Each unique state (i, j, k) is computed at most once due to memoization. The total number of unique states is (zero + 1) * (one + 1) * 2. For each state, the function performs constant time operations (basic arithmetic and at most 2 recursive calls that are either cached or lead to new states).

Therefore, the time complexity is O(zero * one * 2) = O(zero * one).

Space Complexity: O(zero * one)

The space complexity consists of:

1. Memoization cache: Stores all unique states visited, which is at most (zero + 1) * (one + 1) * 2 = O(zero * one) entries.
2. Recursion stack: The maximum recursion depth is zero + one in the worst case (when we decrement either i or j by 1 in each recursive call until both reach 0). This contributes O(zero + one) to space complexity.

Since O(zero * one) dominates O(zero + one) for non-trivial inputs, the overall space complexity is O(zero * one).

Learn more about how to find time and space complexity quickly.

Common Pitfalls

1. Incorrect Subtraction Logic for Consecutive Elements

The Pitfall: A common mistake is misunderstanding why we subtract dfs(i - limit - 1, j, 1) when the last digit is 0. Many developers incorrectly think this represents "having exactly limit+1 consecutive zeros," but it actually represents the count of arrays where we would create MORE than limit consecutive zeros.

Why This Happens: When we have i zeros left and the last placed digit was 0, calling dfs(i-1, j, 0) means we're placing another 0. If we've already placed some zeros, and now we're adding the (limit+1)-th consecutive zero, we're violating the constraint. The subtraction removes cases where placing all remaining zeros would create an invalid sequence.

Correct Understanding:

• dfs(i-1, j, 0) + dfs(i-1, j, 1) counts ALL ways to place remaining elements
• dfs(i - limit - 1, j, 1) counts the INVALID cases where we'd have limit+1 consecutive zeros
• The subtraction gives us only the VALID arrangements

2. Forgetting to Handle Negative Indices

The Pitfall: Not checking if i - limit - 1 < 0 or j - limit - 1 < 0 before making the subtraction. This leads to incorrect recursive calls with negative parameters.

Solution:

if last_digit == 0:
    total = count_arrays(zeros_left - 1, ones_left, 0) + count_arrays(zeros_left - 1, ones_left, 1)
    # Only subtract if the index is valid
    if zeros_left - limit - 1 >= 0:
        total -= count_arrays(zeros_left - limit - 1, ones_left, 1)

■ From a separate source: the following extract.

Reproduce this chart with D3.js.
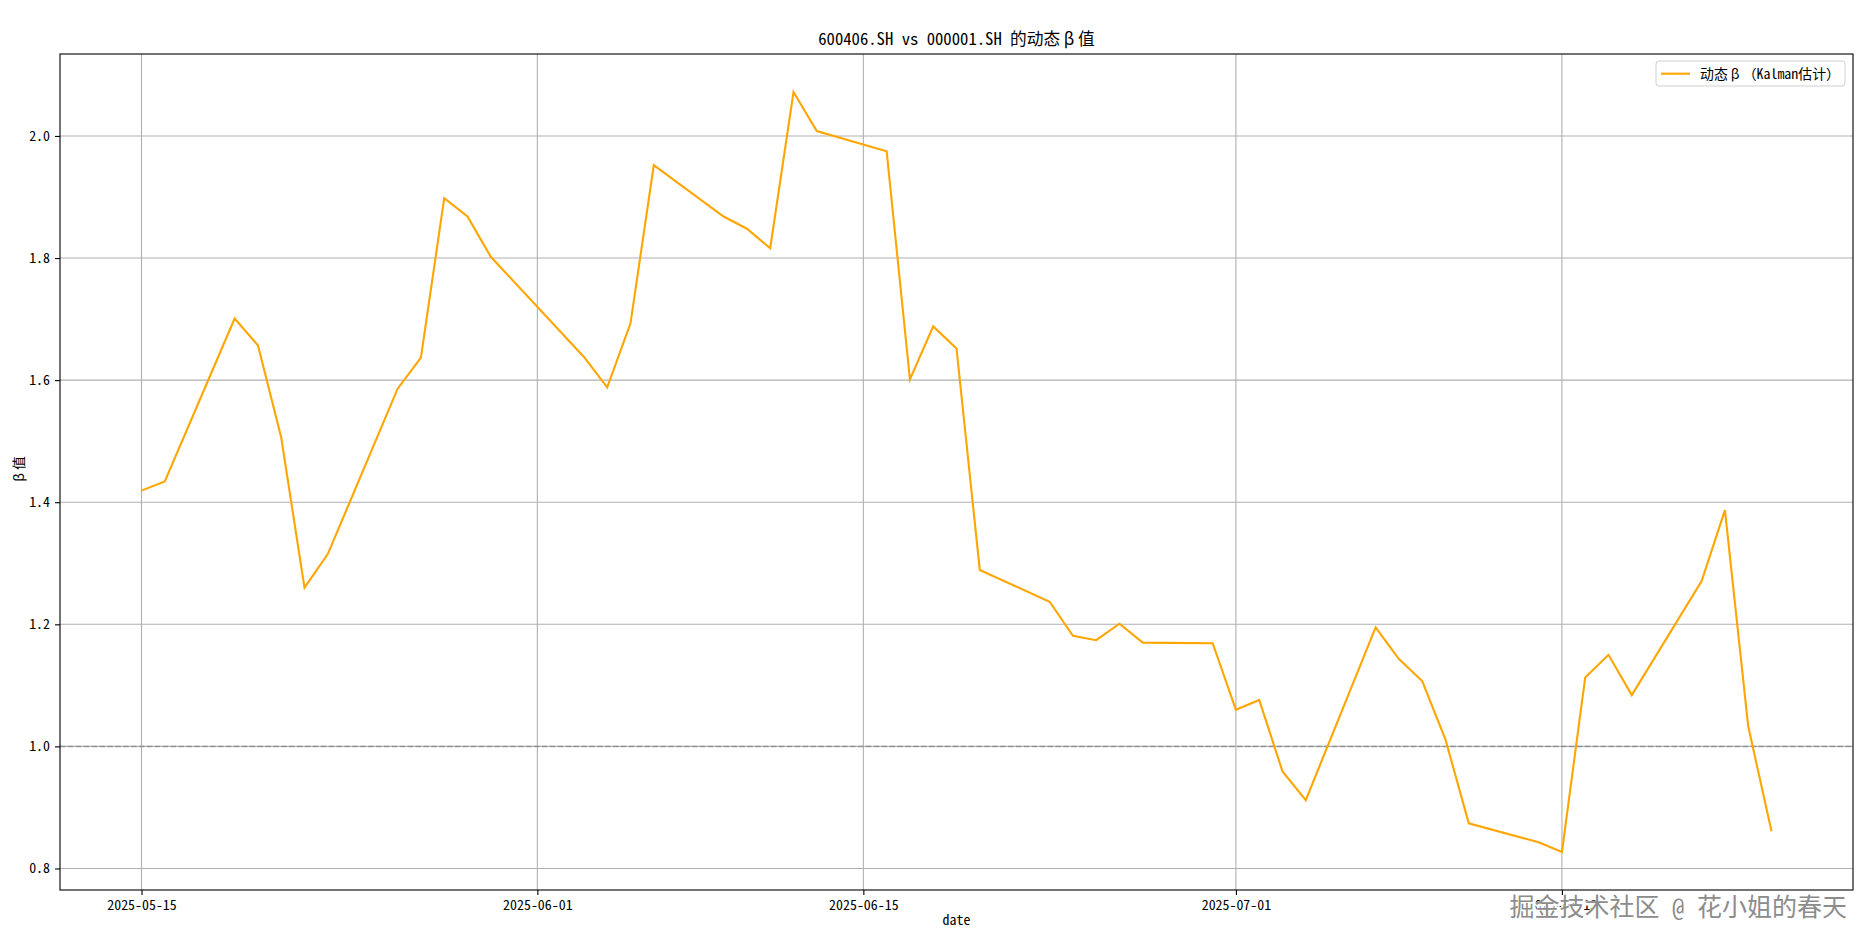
<!DOCTYPE html>
<html>
<head>
<meta charset="utf-8">
<script src="https://cdn.jsdelivr.net/npm/d3@7"></script>
<style>
  html, body { margin: 0; padding: 0; background: #fff; }
  svg text { font-family: "Noto Sans Mono CJK SC", "Noto Sans CJK SC", "DejaVu Sans Mono", monospace; }
</style>
</head>
<body>
<svg id="chart" width="1874" height="946"></svg>
<script>
const dates = ["2025-05-15","2025-05-16","2025-05-19","2025-05-20","2025-05-21","2025-05-22","2025-05-23","2025-05-26","2025-05-27","2025-05-28","2025-05-29","2025-05-30","2025-06-03","2025-06-04","2025-06-05","2025-06-06","2025-06-09","2025-06-10","2025-06-11","2025-06-12","2025-06-13","2025-06-16","2025-06-17","2025-06-18","2025-06-19","2025-06-20","2025-06-23","2025-06-24","2025-06-25","2025-06-26","2025-06-27","2025-06-30","2025-07-01","2025-07-02","2025-07-03","2025-07-04","2025-07-07","2025-07-08","2025-07-09","2025-07-10","2025-07-11","2025-07-14","2025-07-15","2025-07-16","2025-07-17","2025-07-18","2025-07-21","2025-07-22","2025-07-23","2025-07-24"];
const betaValues = [1.419,1.434,1.701,1.657,1.506,1.260,1.315,1.586,1.637,1.898,1.868,1.802,1.638,1.588,1.693,1.952,1.868,1.848,1.816,2.072,2.008,1.975,1.601,1.688,1.652,1.289,1.237,1.181,1.174,1.201,1.170,1.169,1.060,1.076,0.959,0.912,1.195,1.143,1.107,1.011,0.874,0.843,0.827,1.113,1.150,1.084,1.271,1.387,1.033,0.861];
const xTickLabels = ["2025-05-15","2025-06-01","2025-06-15","2025-07-01","2025-07-15"];
const yTickValues = [0.8,1.0,1.2,1.4,1.6,1.8,2.0];
const referenceLevel = 1.0;
const titleText = "600406.SH vs 000001.SH 的动态β值";
const seriesLabel = "动态β（Kalman估计）";
const xLabel = "date";
const yLabel = "β值";
const watermark = "掘金技术社区 @ 花小姐的春天";

const parse = d3.utcParse("%Y-%m-%d");
const data = dates.map((d, i) => ({ date: parse(d), value: betaValues[i] }));

const svg = d3.select("#chart");
const W = 1874, H = 946;
const m = { left: 60, top: 54, right: W - 1853, bottom: H - 890 };
const iw = W - m.left - m.right, ih = H - m.top - m.bottom;

// matplotlib-like 5% margins
const xExt = d3.extent(data, d => d.date);
const xPad = (xExt[1] - xExt[0]) * 0.05;
const x = d3.scaleUtc().domain([new Date(+xExt[0] - xPad), new Date(+xExt[1] + xPad)]).range([0, iw]);
const yExt = d3.extent(data, d => d.value);
const yPad = (yExt[1] - yExt[0]) * 0.05;
const y = d3.scaleLinear().domain([yExt[0] - yPad, yExt[1] + yPad]).range([ih, 0]);

const g = svg.append("g").attr("transform", `translate(${m.left},${m.top})`);
const xTicks = xTickLabels.map(parse);

// writes text, giving β a full-width slot like the SimHei original
function setText(sel, str, fs) {
  const parts = str.split("β");
  parts.forEach((p, i) => {
    if (i > 0) sel.append("tspan").attr("dx", fs * 0.22).text("β");
    if (p.length) sel.append("tspan").attr("dx", i > 0 ? fs * 0.22 : 0).text(p);
  });
}

// grid
g.append("g").selectAll("line").data(yTickValues).join("line")
  .attr("x1", 0).attr("x2", iw)
  .attr("y1", d => y(d)).attr("y2", d => y(d))
  .attr("stroke", "#b0b0b0").attr("stroke-width", 1.1);
g.append("g").selectAll("line").data(xTicks).join("line")
  .attr("y1", 0).attr("y2", ih)
  .attr("x1", d => x(d)).attr("x2", d => x(d))
  .attr("stroke", "#b0b0b0").attr("stroke-width", 1.1);

// reference line
g.append("line")
  .attr("x1", 0).attr("x2", iw)
  .attr("y1", y(referenceLevel)).attr("y2", y(referenceLevel))
  .attr("stroke", "#808080").attr("stroke-opacity", 0.7)
  .attr("stroke-width", 1.5).attr("stroke-dasharray", "5.5,2.4");

// series line
const line = d3.line().x(d => x(d.date)).y(d => y(d.value));
g.append("path").datum(data)
  .attr("d", line)
  .attr("fill", "none")
  .attr("stroke", "#FFA500")
  .attr("stroke-width", 2.1)
  .attr("stroke-linejoin", "miter");

// axes
const xAxis = d3.axisBottom(x).tickValues(xTicks).tickFormat(d3.utcFormat("%Y-%m-%d")).tickSizeInner(5).tickSizeOuter(0).tickPadding(5);
const gx = g.append("g").attr("transform", `translate(0,${ih})`).call(xAxis);
gx.select(".domain").remove();
gx.selectAll("text").attr("font-size", 13.9).attr("fill", "#000");
gx.selectAll("line").attr("stroke", "#000").attr("stroke-width", 1.1);

const yAxis = d3.axisLeft(y).tickValues(yTickValues).tickFormat(d3.format(".1f")).tickSizeInner(5).tickSizeOuter(0).tickPadding(5);
const gy = g.append("g").call(yAxis);
gy.select(".domain").remove();
gy.selectAll("text").attr("font-size", 13.9).attr("fill", "#000");
gy.selectAll("line").attr("stroke", "#000").attr("stroke-width", 1.1);
svg.selectAll(".tick text").attr("font-family", null);

// frame
g.append("rect").attr("x", 0).attr("y", 0).attr("width", iw).attr("height", ih)
  .attr("fill", "none").attr("stroke", "#000").attr("stroke-width", 1.1);

// title and labels
const tt = svg.append("text").attr("x", m.left + iw / 2).attr("y", m.top - 9)
  .attr("text-anchor", "middle").attr("font-size", 16.7).attr("fill", "#000");
setText(tt, titleText, 16.7);
svg.append("text").attr("x", m.left + iw / 2).attr("y", 925)
  .attr("text-anchor", "middle").attr("font-size", 13.9).attr("fill", "#000").text(xLabel);
const yl = svg.append("text").attr("transform", `translate(24,${m.top + ih / 2}) rotate(-90)`)
  .attr("text-anchor", "middle").attr("font-size", 13.9).attr("fill", "#000");
setText(yl, yLabel, 13.9);

// legend
const lg = svg.append("g").attr("transform", "translate(1656,61)");
lg.append("rect").attr("width", 189).attr("height", 25).attr("rx", 3)
  .attr("fill", "#fff").attr("fill-opacity", 0.8).attr("stroke", "#d0d0d0").attr("stroke-width", 1);
lg.append("line").attr("x1", 5).attr("x2", 34).attr("y1", 12.7).attr("y2", 12.7)
  .attr("stroke", "#FFA500").attr("stroke-width", 2.1);
const lt = lg.append("text").attr("x", 44).attr("y", 17.5).attr("font-size", 13.9).attr("fill", "#000");
setText(lt, seriesLabel, 13.9);

// watermark
const wm = svg.append("g");
wm.append("text").attr("x", 1848).attr("y", 917).attr("text-anchor", "end")
  .attr("font-size", 25).attr("fill", "#fff").attr("stroke", "#fff").attr("stroke-width", 3)
  .attr("font-family", "Noto Sans CJK SC").text(watermark);
wm.append("text").attr("x", 1847).attr("y", 916).attr("text-anchor", "end")
  .attr("font-size", 25).attr("fill", "#8c8c8c")
  .attr("font-family", "Noto Sans CJK SC").text(watermark);
</script>
</body>
</html>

3. Applying Modulo Operation Incorrectly

The Pitfall: Applying modulo only at the final return, not during intermediate calculations. This can cause integer overflow in languages with fixed integer sizes, or lead to incorrect results when subtracting.

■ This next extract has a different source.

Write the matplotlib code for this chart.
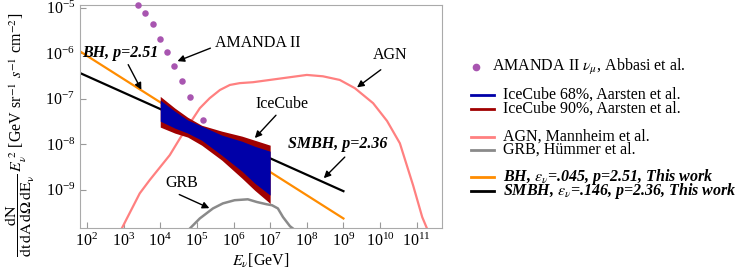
import numpy as np
import matplotlib
matplotlib.use("Agg")
import matplotlib.pyplot as plt
from matplotlib.lines import Line2D

plt.rcParams['font.family'] = 'serif'
plt.rcParams['font.serif'] = ['Liberation Serif', 'DejaVu Serif']
plt.rcParams['mathtext.fontset'] = 'stix'
plt.rcParams['font.size'] = 11

# AMANDA II nu_mu upper limits (GeV, GeV sr^-1 s^-1 cm^-2)
amanda_E = [2.43e3, 3.78e3, 6.24e3, 9.7e3, 1.51e4, 2.34e4, 3.87e4, 6.4e4, 1.45e5]
amanda_flux = [1.13e-5, 7.6e-6, 4.3e-6, 2.0e-6, 1.05e-6, 5.2e-7, 2.4e-7, 1.08e-7, 3.4e-8]

# IceCube bands (68% and 90%)
icecube_E = [1e4, 2.5e4, 5.6e4, 1.35e5, 4.8e5, 1.7e6, 3.8e6, 1e7]
ic90_hi = [1.12e-7, 6.2e-8, 3.9e-8, 2.6e-8, 1.93e-8, 1.5e-8, 1.22e-8, 9.5e-9]
ic68_hi = [9.3e-8, 5.3e-8, 3.4e-8, 2.5e-8, 1.58e-8, 1.16e-8, 9.0e-9, 7.0e-9]
ic68_lo = [3.2e-8, 2.25e-8, 1.75e-8, 1.22e-8, 5.7e-9, 2.55e-9, 1.39e-9, 7.6e-10]
ic90_lo = [2.37e-8, 1.75e-8, 1.43e-8, 9.5e-9, 4.45e-9, 1.79e-9, 9.7e-10, 5.0e-10]

# AGN, Mannheim et al. (log10 E, log10 flux)
agn_logE = [2.95, 3.44, 3.71, 4.0, 4.26, 4.54, 4.81, 5.08, 5.35, 5.63, 5.9, 6.17, 6.53,
            6.99, 7.54, 8.0, 8.44, 8.9, 9.31, 9.81, 10.19, 10.54, 10.9, 11.15, 11.28]
agn_logF = [-9.85, -9.08, -8.79, -8.5, -8.24, -7.87, -7.54, -7.21, -6.99, -6.81, -6.70, -6.66, -6.64,
            -6.59, -6.53, -6.48, -6.51, -6.59, -6.77, -7.10, -7.49, -7.98, -8.90, -9.60, -9.85]

# GRB, Huemmer et al. (log10 E, log10 flux)
grb_logE = [4.81, 5.08, 5.44, 5.71, 6.03, 6.39, 6.64, 6.91, 7.05, 7.21, 7.35, 7.54, 7.62]
grb_logF = [-9.85, -9.63, -9.41, -9.30, -9.23, -9.21, -9.27, -9.32, -9.34, -9.41, -9.60, -9.80, -9.85]

# This work: power laws
bh_E = [50, 1e9]
bh_flux = [1.24e-6, 2.34e-10]
smbh_E = [50, 1e9]
smbh_flux = [4.0e-7, 9.3e-10]

fig = plt.figure(figsize=(7.47, 2.75), dpi=100)
W, H = 747, 275
ax = fig.add_axes([80 / W, 1 - 228 / H, (442 - 80) / W, (228 - 5) / H])

ax.plot(bh_E, bh_flux, color='#ff8c00', lw=1.6, zorder=2)
ax.plot(smbh_E, smbh_flux, color='black', lw=1.6, zorder=2)
ax.plot(10 ** np.array(agn_logE), 10 ** np.array(agn_logF), color='#ff8080', lw=1.6, zorder=3)
ax.plot(10 ** np.array(grb_logE), 10 ** np.array(grb_logF), color='#8a8a8a', lw=1.8, zorder=3)
ax.fill_between(icecube_E, ic90_lo, ic90_hi, color='#a00000', lw=0, zorder=4)
ax.fill_between(icecube_E, ic68_lo, ic68_hi, color='#0000a8', lw=0, zorder=5)
ax.scatter(amanda_E, amanda_flux, s=22, color='#a855b0', lw=0, zorder=6, clip_on=False)

ax.set_xscale('log')
ax.set_yscale('log')
ax.set_xlim(10**1.81, 10**11.69)
ax.set_ylim(10**-9.84, 10**-4.945)
ax.set_xticks([10.0**k for k in range(2, 12)])
ax.set_yticks([10.0**k for k in range(-9, -4)])
ax.minorticks_off()
ax.tick_params(direction='in', length=4, color='#999999', labelsize=11.5)
for s in ax.spines.values():
    s.set_color('#aaaaaa')
    s.set_linewidth(0.8)

ax.set_xlabel(r'$E_\nu$[GeV]', fontsize=11.5, labelpad=1)
fig.text(20 / W, 1 - 135 / H,
         r'$\dfrac{\mathrm{dN}}{\mathrm{dt\,dA\,d\Omega\,dE_\nu}}\,E_\nu^{\ 2}$ [GeV sr$^{-1}$ $s^{-1}$ cm$^{-2}$]',
         rotation=90, ha='center', va='center', fontsize=11.5)

arrow = dict(arrowstyle='-|>', color='black', lw=1.0, mutation_scale=10)

def label(text, pos, tail, tip, bold=False):
    kw = dict(fontweight='bold', style='italic') if bold else {}
    ax.text(10 ** pos[0], 10 ** pos[1], text, ha='center', va='center', fontsize=11.5, zorder=8, **kw)
    ax.annotate('', xy=(10 ** tip[0], 10 ** tip[1]), xytext=(10 ** tail[0], 10 ** tail[1]),
                arrowprops=arrow, zorder=8)

label('BH, p=2.51', (2.92, -6.0), (3.09, -6.2), (3.52, -6.86), bold=True)
label('AMANDA II', (6.66, -5.78), (5.44, -5.87), (4.40, -6.20))
label('AGN', (10.27, -6.04), (10.08, -6.33), (9.31, -6.79))
label('IceCube', (7.32, -7.12), (7.21, -7.32), (6.53, -7.91))
label('SMBH, p=2.36', (8.85, -8.0), (9.09, -8.24), (8.41, -8.79), bold=True)
label('GRB', (4.59, -8.86), (4.45, -9.08), (5.41, -9.43))

# legend drawn by hand to keep the grouped spacing
fig.add_artist(Line2D([476 / W], [1 - 67 / H], marker='o', color='#a855b0', ms=4.5, ls='None'))
fig.text(492 / W, 1 - 67 / H, r'AMANDA II $\nu_\mu$, Abbasi et al.', va='center', fontsize=11.5)
legend_rows = [
    (95, '#0000a8', 'IceCube 68%, Aarsten et al.', False),
    (109, '#a00000', 'IceCube 90%, Aarsten et al.', False),
    (137, '#ff8080', 'AGN, Mannheim et al.', False),
    (150, '#8a8a8a', 'GRB, Hümmer et al.', False),
    (177, '#ff8c00', r'BH, $\epsilon_\nu$=.045, p=2.51, This work', True),
    (191, 'black', r'SMBH, $\epsilon_\nu$=.146, p=2.36, This work', True),
]
for y, c, txt, bold in legend_rows:
    fig.add_artist(Line2D([471 / W, 494 / W], [1 - y / H, 1 - y / H], color=c, lw=2.0))
    kw = dict(fontweight='bold', style='italic') if bold else {}
    fig.text(503 / W, 1 - y / H, txt, va='center', fontsize=11.5, **kw)

fig.savefig('out.png', dpi=100)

Solution: Apply modulo after each operation to keep numbers manageable:

if last_digit == 0:
    total = (count_arrays(zeros_left - 1, ones_left, 0) + count_arrays(zeros_left - 1, ones_left, 1)) % MOD
    if zeros_left - limit - 1 >= 0:
        # Handle potential negative results from subtraction
        total = (total - count_arrays(zeros_left - limit - 1, ones_left, 1) + MOD) % MOD

4. Misunderstanding the Initial Call

The Pitfall: Thinking that dfs(zero, one, 0) means "start the array with a 0." It actually means "we have zero zeros and one ones left to place, and the last placed digit was 0."

Correct Interpretation:

• dfs(zero, one, 0) represents: "Count arrays where we need to place 'zero' zeros and 'one' ones, assuming the previous (imaginary) digit was 0"
• dfs(zero, one, 1) represents: "Count arrays where we need to place 'zero' zeros and 'one' ones, assuming the previous (imaginary) digit was 1"
• The sum gives us all possible valid arrays regardless of what the first actual digit is

5. Memory Leak with @cache

The Pitfall: Not clearing the cache after computation, which can cause memory issues when the function is called multiple times (e.g., in a testing environment).

Solution: Always clear the cache after getting the result:

result = (count_arrays(zero, one, 0) + count_arrays(zero, one, 1)) % MOD
count_arrays.cache_clear()  # Important for memory management
return result